↓

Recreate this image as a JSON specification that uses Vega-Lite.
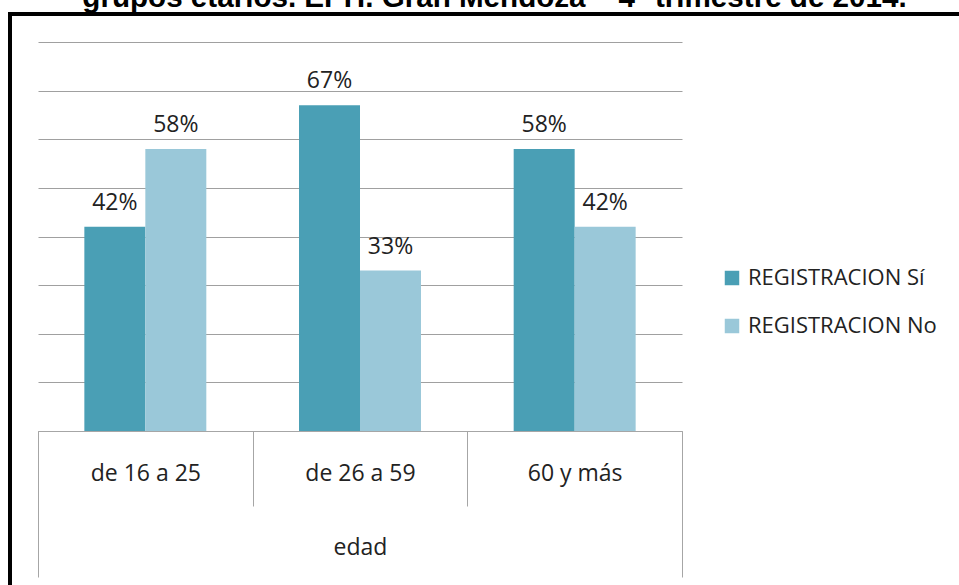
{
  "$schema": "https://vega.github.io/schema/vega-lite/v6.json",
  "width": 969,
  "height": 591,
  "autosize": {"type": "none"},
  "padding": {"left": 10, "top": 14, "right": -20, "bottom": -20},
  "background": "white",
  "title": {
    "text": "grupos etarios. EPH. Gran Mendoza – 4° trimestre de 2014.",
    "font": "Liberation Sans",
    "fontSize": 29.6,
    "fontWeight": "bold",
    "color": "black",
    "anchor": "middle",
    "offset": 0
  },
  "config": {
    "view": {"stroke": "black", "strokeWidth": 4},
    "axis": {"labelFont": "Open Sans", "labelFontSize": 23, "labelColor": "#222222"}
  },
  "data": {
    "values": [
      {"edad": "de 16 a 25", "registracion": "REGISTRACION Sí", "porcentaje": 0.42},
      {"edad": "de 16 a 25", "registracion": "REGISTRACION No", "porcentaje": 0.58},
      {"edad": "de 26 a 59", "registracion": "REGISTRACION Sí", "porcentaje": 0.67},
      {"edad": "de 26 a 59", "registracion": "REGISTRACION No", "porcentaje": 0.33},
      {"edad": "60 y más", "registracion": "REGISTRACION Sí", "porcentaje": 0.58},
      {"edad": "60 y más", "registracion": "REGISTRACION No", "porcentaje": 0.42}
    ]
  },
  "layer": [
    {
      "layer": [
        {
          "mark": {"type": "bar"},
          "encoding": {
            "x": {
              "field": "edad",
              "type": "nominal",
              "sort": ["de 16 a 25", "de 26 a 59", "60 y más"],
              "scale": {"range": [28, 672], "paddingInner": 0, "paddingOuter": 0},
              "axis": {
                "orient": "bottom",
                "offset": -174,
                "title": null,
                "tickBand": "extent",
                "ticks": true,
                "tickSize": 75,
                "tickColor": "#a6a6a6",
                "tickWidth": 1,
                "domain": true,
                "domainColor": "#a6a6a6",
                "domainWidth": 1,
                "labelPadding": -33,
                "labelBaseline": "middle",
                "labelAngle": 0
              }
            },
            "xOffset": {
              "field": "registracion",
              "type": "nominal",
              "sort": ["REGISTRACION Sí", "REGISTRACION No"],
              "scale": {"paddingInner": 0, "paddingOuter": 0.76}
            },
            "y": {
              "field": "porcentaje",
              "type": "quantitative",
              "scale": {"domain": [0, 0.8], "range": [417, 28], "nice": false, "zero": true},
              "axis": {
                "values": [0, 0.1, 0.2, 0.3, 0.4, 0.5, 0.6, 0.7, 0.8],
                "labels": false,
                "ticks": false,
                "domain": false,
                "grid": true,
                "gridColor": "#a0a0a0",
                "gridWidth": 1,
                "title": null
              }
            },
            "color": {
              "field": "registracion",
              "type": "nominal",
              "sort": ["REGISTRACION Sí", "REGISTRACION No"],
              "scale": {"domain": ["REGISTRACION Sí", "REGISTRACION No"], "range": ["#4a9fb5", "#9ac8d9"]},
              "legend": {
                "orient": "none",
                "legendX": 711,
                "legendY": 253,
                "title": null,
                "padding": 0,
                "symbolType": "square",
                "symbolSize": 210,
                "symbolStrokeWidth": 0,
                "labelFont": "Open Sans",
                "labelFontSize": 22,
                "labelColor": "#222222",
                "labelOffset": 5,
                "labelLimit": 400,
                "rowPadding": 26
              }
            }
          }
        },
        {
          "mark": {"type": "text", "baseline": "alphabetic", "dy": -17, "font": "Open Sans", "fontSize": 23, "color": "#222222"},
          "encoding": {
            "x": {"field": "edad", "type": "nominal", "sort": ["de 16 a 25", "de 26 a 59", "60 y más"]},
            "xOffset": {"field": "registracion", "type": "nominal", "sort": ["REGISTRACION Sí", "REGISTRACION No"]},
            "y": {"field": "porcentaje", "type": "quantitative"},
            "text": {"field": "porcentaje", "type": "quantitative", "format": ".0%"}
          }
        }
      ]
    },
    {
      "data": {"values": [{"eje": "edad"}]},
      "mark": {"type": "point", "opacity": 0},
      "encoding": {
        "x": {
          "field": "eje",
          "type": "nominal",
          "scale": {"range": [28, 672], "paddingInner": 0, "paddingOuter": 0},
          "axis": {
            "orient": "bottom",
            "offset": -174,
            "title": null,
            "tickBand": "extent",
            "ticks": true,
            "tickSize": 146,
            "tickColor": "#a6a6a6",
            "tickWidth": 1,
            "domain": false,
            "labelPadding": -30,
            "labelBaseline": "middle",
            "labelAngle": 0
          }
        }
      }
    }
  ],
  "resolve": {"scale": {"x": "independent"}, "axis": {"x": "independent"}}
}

↑

Omit the pictures and give the material again, exactly and in full.

Recreate this image as a JSON specification that uses Vega-Lite.
{
  "$schema": "https://vega.github.io/schema/vega-lite/v6.json",
  "width": 969,
  "height": 591,
  "autosize": {"type": "none"},
  "padding": {"left": 10, "top": 14, "right": -20, "bottom": -20},
  "background": "white",
  "title": {
    "text": "grupos etarios. EPH. Gran Mendoza – 4° trimestre de 2014.",
    "font": "Liberation Sans",
    "fontSize": 29.6,
    "fontWeight": "bold",
    "color": "black",
    "anchor": "middle",
    "offset": 0
  },
  "config": {
    "view": {"stroke": "black", "strokeWidth": 4},
    "axis": {"labelFont": "Open Sans", "labelFontSize": 23, "labelColor": "#222222"}
  },
  "data": {
    "values": [
      {"edad": "de 16 a 25", "registracion": "REGISTRACION Sí", "porcentaje": 0.42},
      {"edad": "de 16 a 25", "registracion": "REGISTRACION No", "porcentaje": 0.58},
      {"edad": "de 26 a 59", "registracion": "REGISTRACION Sí", "porcentaje": 0.67},
      {"edad": "de 26 a 59", "registracion": "REGISTRACION No", "porcentaje": 0.33},
      {"edad": "60 y más", "registracion": "REGISTRACION Sí", "porcentaje": 0.58},
      {"edad": "60 y más", "registracion": "REGISTRACION No", "porcentaje": 0.42}
    ]
  },
  "layer": [
    {
      "layer": [
        {
          "mark": {"type": "bar"},
          "encoding": {
            "x": {
              "field": "edad",
              "type": "nominal",
              "sort": ["de 16 a 25", "de 26 a 59", "60 y más"],
              "scale": {"range": [28, 672], "paddingInner": 0, "paddingOuter": 0},
              "axis": {
                "orient": "bottom",
                "offset": -174,
                "title": null,
                "tickBand": "extent",
                "ticks": true,
                "tickSize": 75,
                "tickColor": "#a6a6a6",
                "tickWidth": 1,
                "domain": true,
                "domainColor": "#a6a6a6",
                "domainWidth": 1,
                "labelPadding": -33,
                "labelBaseline": "middle",
                "labelAngle": 0
              }
            },
            "xOffset": {
              "field": "registracion",
              "type": "nominal",
              "sort": ["REGISTRACION Sí", "REGISTRACION No"],
              "scale": {"paddingInner": 0, "paddingOuter": 0.76}
            },
            "y": {
              "field": "porcentaje",
              "type": "quantitative",
              "scale": {"domain": [0, 0.8], "range": [417, 28], "nice": false, "zero": true},
              "axis": {
                "values": [0, 0.1, 0.2, 0.3, 0.4, 0.5, 0.6, 0.7, 0.8],
                "labels": false,
                "ticks": false,
                "domain": false,
                "grid": true,
                "gridColor": "#a0a0a0",
                "gridWidth": 1,
                "title": null
              }
            },
            "color": {
              "field": "registracion",
              "type": "nominal",
              "sort": ["REGISTRACION Sí", "REGISTRACION No"],
              "scale": {"domain": ["REGISTRACION Sí", "REGISTRACION No"], "range": ["#4a9fb5", "#9ac8d9"]},
              "legend": {
                "orient": "none",
                "legendX": 711,
                "legendY": 253,
                "title": null,
                "padding": 0,
                "symbolType": "square",
                "symbolSize": 210,
                "symbolStrokeWidth": 0,
                "labelFont": "Open Sans",
                "labelFontSize": 22,
                "labelColor": "#222222",
                "labelOffset": 5,
                "labelLimit": 400,
                "rowPadding": 26
              }
            }
          }
        },
        {
          "mark": {"type": "text", "baseline": "alphabetic", "dy": -17, "font": "Open Sans", "fontSize": 23, "color": "#222222"},
          "encoding": {
            "x": {"field": "edad", "type": "nominal", "sort": ["de 16 a 25", "de 26 a 59", "60 y más"]},
            "xOffset": {"field": "registracion", "type": "nominal", "sort": ["REGISTRACION Sí", "REGISTRACION No"]},
            "y": {"field": "porcentaje", "type": "quantitative"},
            "text": {"field": "porcentaje", "type": "quantitative", "format": ".0%"}
          }
        }
      ]
    },
    {
      "data": {"values": [{"eje": "edad"}]},
      "mark": {"type": "point", "opacity": 0},
      "encoding": {
        "x": {
          "field": "eje",
          "type": "nominal",
          "scale": {"range": [28, 672], "paddingInner": 0, "paddingOuter": 0},
          "axis": {
            "orient": "bottom",
            "offset": -174,
            "title": null,
            "tickBand": "extent",
            "ticks": true,
            "tickSize": 146,
            "tickColor": "#a6a6a6",
            "tickWidth": 1,
            "domain": false,
            "labelPadding": -30,
            "labelBaseline": "middle",
            "labelAngle": 0
          }
        }
      }
    }
  ],
  "resolve": {"scale": {"x": "independent"}, "axis": {"x": "independent"}}
}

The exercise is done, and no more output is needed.